August 2, 1979, the saddest day in Yankee history since the death of the great Gehrig. It feels like it just happened. A group of us, 10-11 year old boys, were playing ball when a neighborhood kid named Patrick emerged in the park with tears in his eyes.

“Thurman.” He had trouble breathing. He kept gulping for air between the tears, but he finally got it out. Thurman Munson died! We stood there stunned. Surely he was wrong. Patrick managed to tell us he saw it on the news. He went down in a plane while visiting his family. Tears welled up inside of all of us. There we were five pre-teen boys, standing in the park with our gloves and bats, bawling for our dead hero. We all cried, but not just for Munson but for losing someone we loved. Again. For some of us, it was our fathers leaving again. Here was this great man, doing the right thing, but now he was gone as well.

A memorial for our fallen hero occured before the scheduled national TV game with the Baltimore Orioles on August 6. To this day I have yet to see a sadder thing on TV. All the Yankees wearing black armbands, the crowd eerily silent for five full minutes, and then the kicker of them all: Reggie Jackson in tears on national TV. I cried along with him. I ceased being a Yankee fan that day, my love going down in a plane over Akron, Ohio.

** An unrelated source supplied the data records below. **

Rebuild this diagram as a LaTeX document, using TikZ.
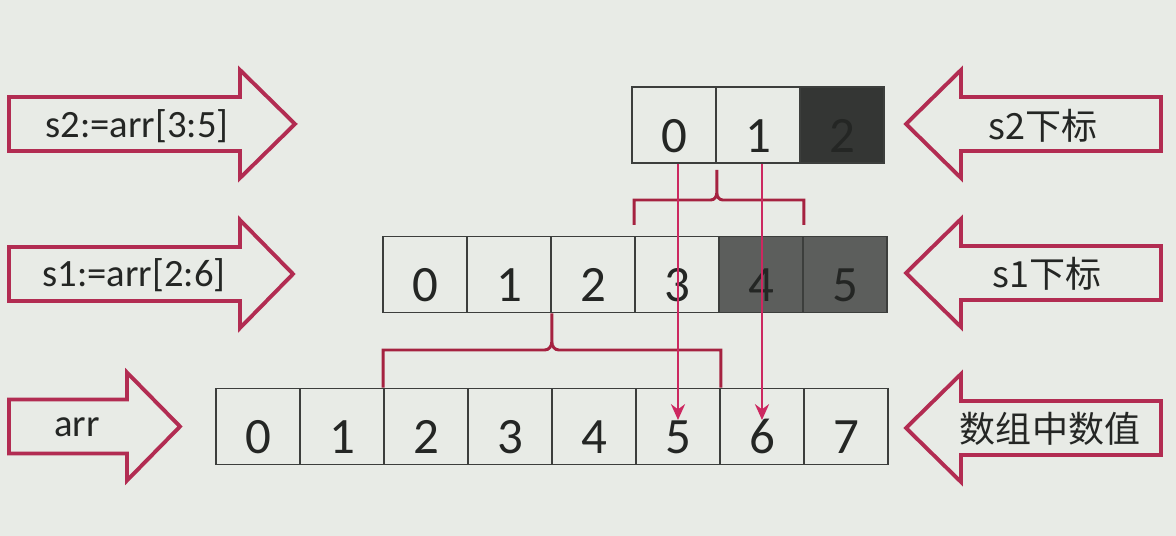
\documentclass[tikz,border=0pt]{standalone}
\usepackage{fontspec}
\setmainfont{Carlito}
\newfontfamily\cjk{Noto Sans CJK SC}
\usetikzlibrary{arrows.meta,calc}

\definecolor{paper}{RGB}{232,235,230}
\definecolor{ink}{RGB}{36,38,36}
\definecolor{gridline}{RGB}{60,62,60}
\definecolor{midcell}{RGB}{92,94,92}
\definecolor{darkcell}{RGB}{52,54,52}
\definecolor{outline}{RGB}{178,44,82}
\definecolor{bracecol}{RGB}{165,34,64}
\definecolor{pointer}{RGB}{204,40,96}

\begin{document}
\begin{tikzpicture}[x=0.02cm,y=-0.02cm,>=Stealth,
	cell/.style={draw=gridline,line width=0.9pt,minimum width=1.68cm,minimum height=1.52cm,
		inner sep=0pt,text height=31pt,text depth=0pt,text=ink,font=\fontsize{29}{32}\selectfont},
	blk/.style={draw=outline,line width=2.2pt,fill=paper,line join=miter},
	lbl/.style={text=ink,inner sep=0pt,font=\fontsize{22}{26}\selectfont},
	cjklbl/.style={lbl,font=\cjk\fontsize{20.5}{24}\selectfont},
	brace/.style={draw=bracecol,line width=1.7pt},
	ptr/.style={draw=pointer,line width=1.6pt,->,>={Stealth[length=9pt,width=8pt]},shorten >=0.13cm}]
	
	% page
	\fill[paper] (0,0) rectangle (1176,536);
	\useasboundingbox (0,0) rectangle (1176,536);
	
	% block arrows on the left
	\foreach \cy/\xb/\xt in {124/240/295, 274/240/293, 426.5/127/180}
	\draw[blk] (9,{\cy-27}) -- (\xb,{\cy-27}) -- (\xb,{\cy-54}) -- (\xt,\cy)
		-- (\xb,{\cy+54}) -- (\xb,{\cy+27}) -- (9,{\cy+27}) -- cycle;
	
	% block arrows on the right
	\foreach \cy in {124, 273, 428}
	\draw[blk] (1161,{\cy-27}) -- (961,{\cy-27}) -- (961,{\cy-54}) -- (906,\cy)
		-- (961,{\cy+54}) -- (961,{\cy+27}) -- (1161,{\cy+27}) -- cycle;
	
	% labels
	\node[lbl] (lblstwo) at (137,126) {s2:=arr[3:5]};
	\node[lbl] (lblsone) at (134,275) {s1:=arr[2:6]};
	\node[lbl] (lblarr) at (77,427) {arr};
	\node[cjklbl] (idxstwo) at (1043,126) {s2下标};
	\node[cjklbl] (idxsone) at (1047,274) {s1下标};
	\node[cjklbl] (valarr) at (1050,429) {数组中数值};
	
	% arr
	\foreach \i in {0,...,7}
	\node[cell,fill=paper] (arr\i) at ({258+84*\i},426.5) {\i};
	
	% s1 = arr[2:6]
	\foreach \i/\f in {0/paper,1/paper,2/paper,3/paper,4/midcell,5/midcell}
	\node[cell,fill=\f] (sone\i) at ({425+84*\i},274.5) {\i};
	
	% s2 = s1[3:5]
	\foreach \i/\f in {0/paper,1/paper,2/darkcell}
	\node[cell,fill=\f] (stwo\i) at ({674+84*\i},125) {\i};
	
	% brace s1 -> arr
	\coordinate (tipone) at (sone1.south east |- 0,350);
	\draw[brace] (arr2.north west) |- ($(tipone)+(-7,0)$) to[out=0,in=-90] ($(tipone)+(0,-8)$)
		-- (sone1.south east);
	\draw[brace] (arr5.north east) |- ($(tipone)+(7,0)$) to[out=180,in=-90] ($(tipone)+(0,-8)$);
	
	% brace s2 -> s1
	\coordinate (tiptwo) at (stwo0.south east |- 0,200);
	\draw[brace] (sone3.north west |- 0,225) |- ($(tiptwo)+(-6,0)$) to[out=0,in=-90] ($(tiptwo)+(0,-7)$)
		-- (stwo0.south east |- 0,170);
	\draw[brace] (sone4.north east |- 0,225) |- ($(tiptwo)+(6,0)$) to[out=180,in=-90] ($(tiptwo)+(0,-7)$);
	
	% s2 cells point into arr
	\draw[ptr] (arr5.center |- stwo0.south) -- (arr5.center);
	\draw[ptr] (arr6.center |- stwo1.south) -- (arr6.center);
	
\end{tikzpicture}
\end{document}
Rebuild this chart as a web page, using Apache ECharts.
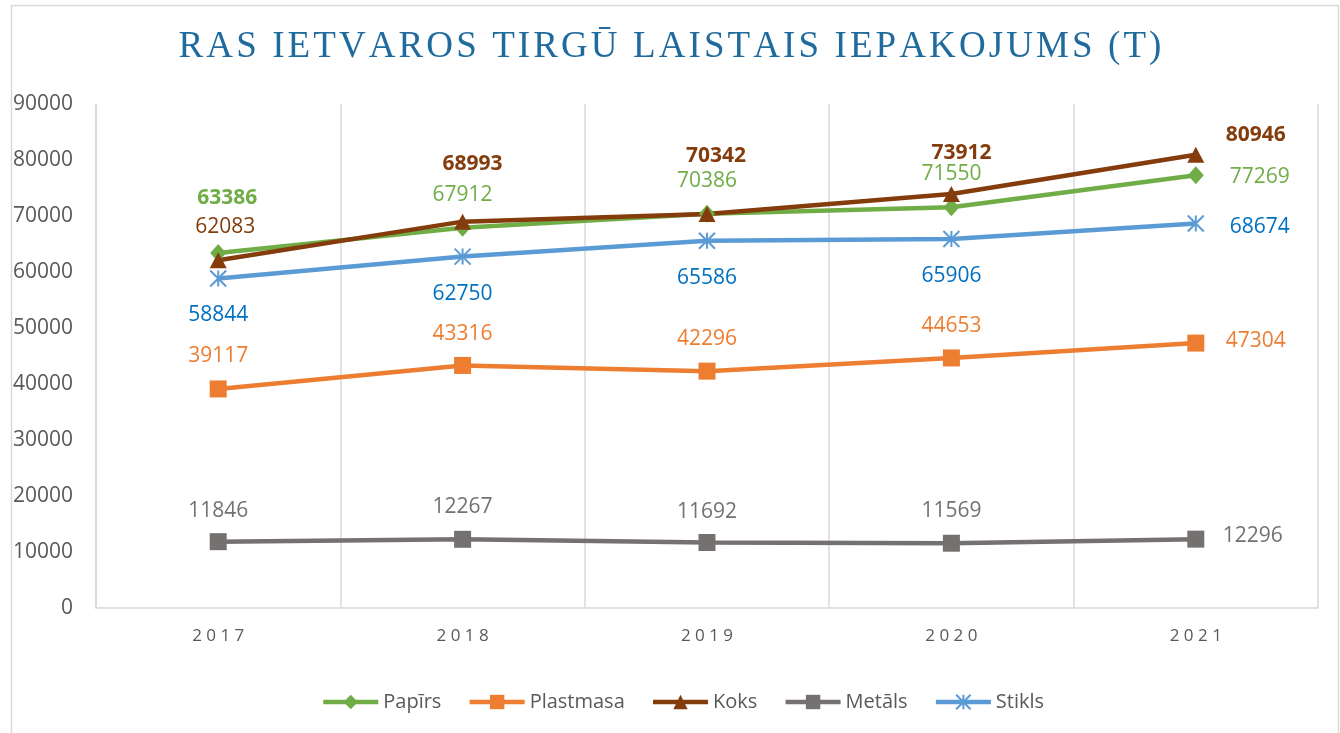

Even now, the memories of that day cause a lump in my throat and bring a tear to my eye. For my thirtieth birthday, my aunt gave me a Thurman Munson statue. It was one of the most thoughtful presents I ever received. A reminder of the legacy of Thurman Munson. You must do what you can today for tomorrow may never come. And above all don’t forget or forsake your family, something most of us never learned from our own fathers. A lot of boys of my generation learned that lesson that day. We are all the better for it.

 

A few weeks later, we moved from Old Bridge, NJ to Houston, TX and I latched onto my new team and to perpetual heartbreak Houston Astros.